start
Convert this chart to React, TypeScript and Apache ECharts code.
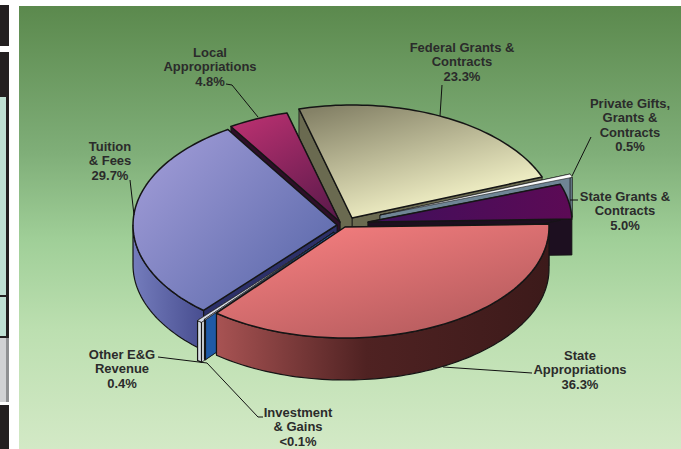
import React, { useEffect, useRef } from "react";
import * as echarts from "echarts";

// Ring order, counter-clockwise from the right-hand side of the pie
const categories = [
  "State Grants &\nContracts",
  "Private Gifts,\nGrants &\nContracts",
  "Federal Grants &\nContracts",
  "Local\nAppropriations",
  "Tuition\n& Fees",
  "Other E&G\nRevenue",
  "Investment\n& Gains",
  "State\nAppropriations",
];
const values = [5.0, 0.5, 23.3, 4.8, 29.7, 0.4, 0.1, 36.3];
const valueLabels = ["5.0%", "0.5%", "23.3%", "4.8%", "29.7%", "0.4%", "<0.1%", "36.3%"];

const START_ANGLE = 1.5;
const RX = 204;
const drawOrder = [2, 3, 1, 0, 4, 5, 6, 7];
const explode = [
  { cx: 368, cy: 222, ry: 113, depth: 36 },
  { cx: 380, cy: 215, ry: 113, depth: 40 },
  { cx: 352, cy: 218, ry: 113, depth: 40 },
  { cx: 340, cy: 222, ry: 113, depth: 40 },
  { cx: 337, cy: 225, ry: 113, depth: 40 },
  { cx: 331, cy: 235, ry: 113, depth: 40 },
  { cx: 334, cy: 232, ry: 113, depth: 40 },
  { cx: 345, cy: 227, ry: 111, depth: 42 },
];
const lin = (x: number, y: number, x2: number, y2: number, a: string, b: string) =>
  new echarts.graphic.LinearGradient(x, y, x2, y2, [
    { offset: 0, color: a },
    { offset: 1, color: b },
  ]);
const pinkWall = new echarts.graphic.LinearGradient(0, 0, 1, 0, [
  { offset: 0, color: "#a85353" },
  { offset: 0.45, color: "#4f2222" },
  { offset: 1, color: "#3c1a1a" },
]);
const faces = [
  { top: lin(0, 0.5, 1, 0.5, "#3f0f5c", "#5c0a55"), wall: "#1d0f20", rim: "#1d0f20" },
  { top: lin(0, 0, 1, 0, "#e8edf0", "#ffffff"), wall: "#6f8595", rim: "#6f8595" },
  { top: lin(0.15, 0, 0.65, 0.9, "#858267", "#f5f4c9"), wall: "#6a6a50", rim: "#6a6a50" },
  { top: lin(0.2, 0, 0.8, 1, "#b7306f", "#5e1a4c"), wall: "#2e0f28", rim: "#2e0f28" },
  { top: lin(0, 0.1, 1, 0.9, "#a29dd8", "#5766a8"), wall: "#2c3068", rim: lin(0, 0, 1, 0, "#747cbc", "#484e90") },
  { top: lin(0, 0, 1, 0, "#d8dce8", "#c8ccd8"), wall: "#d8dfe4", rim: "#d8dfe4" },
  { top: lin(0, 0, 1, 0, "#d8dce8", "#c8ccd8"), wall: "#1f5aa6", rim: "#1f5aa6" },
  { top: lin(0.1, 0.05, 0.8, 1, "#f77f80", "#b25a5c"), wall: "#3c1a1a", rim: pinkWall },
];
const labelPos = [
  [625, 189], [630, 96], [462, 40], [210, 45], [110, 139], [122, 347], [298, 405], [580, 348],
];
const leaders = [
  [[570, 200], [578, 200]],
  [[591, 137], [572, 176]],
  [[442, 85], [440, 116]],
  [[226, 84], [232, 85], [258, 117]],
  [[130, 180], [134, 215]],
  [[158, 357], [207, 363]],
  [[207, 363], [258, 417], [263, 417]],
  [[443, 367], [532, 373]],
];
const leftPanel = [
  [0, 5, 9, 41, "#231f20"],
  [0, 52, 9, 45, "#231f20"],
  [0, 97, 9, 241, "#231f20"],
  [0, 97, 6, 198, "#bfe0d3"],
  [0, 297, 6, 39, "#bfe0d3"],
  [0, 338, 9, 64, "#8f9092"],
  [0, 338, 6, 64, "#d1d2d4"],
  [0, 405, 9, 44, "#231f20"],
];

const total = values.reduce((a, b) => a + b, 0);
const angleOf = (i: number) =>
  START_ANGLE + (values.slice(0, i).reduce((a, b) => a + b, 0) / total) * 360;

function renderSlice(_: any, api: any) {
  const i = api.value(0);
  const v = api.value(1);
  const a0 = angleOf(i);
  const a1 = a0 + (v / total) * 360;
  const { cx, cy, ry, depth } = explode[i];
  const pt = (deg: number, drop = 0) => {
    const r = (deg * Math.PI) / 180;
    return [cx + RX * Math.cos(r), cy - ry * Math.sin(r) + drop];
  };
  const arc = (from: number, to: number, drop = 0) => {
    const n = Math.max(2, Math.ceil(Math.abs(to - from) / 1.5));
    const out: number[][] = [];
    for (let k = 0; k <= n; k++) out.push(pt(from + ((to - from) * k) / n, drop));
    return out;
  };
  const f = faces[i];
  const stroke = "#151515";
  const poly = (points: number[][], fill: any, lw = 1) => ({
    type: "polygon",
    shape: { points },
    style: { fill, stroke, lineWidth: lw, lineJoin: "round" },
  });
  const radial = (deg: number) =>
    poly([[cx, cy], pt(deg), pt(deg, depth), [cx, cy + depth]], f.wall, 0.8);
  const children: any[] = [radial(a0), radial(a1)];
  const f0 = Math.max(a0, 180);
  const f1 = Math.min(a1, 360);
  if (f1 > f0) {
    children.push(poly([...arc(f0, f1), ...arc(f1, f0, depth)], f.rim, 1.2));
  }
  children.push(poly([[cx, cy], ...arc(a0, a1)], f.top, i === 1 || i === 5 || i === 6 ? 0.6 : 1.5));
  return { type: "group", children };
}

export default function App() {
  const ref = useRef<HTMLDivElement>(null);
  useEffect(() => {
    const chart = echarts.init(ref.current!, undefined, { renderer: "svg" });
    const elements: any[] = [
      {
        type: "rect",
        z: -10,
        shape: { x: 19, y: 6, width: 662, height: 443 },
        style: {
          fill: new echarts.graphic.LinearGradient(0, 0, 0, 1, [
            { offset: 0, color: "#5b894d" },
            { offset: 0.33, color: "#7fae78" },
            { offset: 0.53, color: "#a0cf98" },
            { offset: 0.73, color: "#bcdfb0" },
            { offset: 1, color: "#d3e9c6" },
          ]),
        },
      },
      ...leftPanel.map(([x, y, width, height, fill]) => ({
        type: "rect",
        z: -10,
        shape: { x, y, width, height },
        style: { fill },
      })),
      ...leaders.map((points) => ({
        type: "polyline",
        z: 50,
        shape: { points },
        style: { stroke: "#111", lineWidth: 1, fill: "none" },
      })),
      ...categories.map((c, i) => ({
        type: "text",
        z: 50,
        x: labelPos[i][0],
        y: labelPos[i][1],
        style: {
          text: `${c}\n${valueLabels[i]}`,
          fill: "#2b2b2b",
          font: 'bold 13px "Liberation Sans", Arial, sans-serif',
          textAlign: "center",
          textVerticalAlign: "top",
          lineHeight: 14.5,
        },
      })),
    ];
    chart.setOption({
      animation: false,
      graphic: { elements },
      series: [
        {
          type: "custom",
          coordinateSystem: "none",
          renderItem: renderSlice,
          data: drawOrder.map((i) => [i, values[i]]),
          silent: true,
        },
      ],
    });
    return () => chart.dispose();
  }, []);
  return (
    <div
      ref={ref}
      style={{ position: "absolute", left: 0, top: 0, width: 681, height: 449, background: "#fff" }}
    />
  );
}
end
- Requirement: Quote, exactly and only, the lines from the first line of the data above through the line containing "import * as". The pictures do not belong in it.

- Exercise solution:
Convert this chart to React, TypeScript and Apache ECharts code.
import React, { useEffect, useRef } from "react";
import * as echarts from "echarts";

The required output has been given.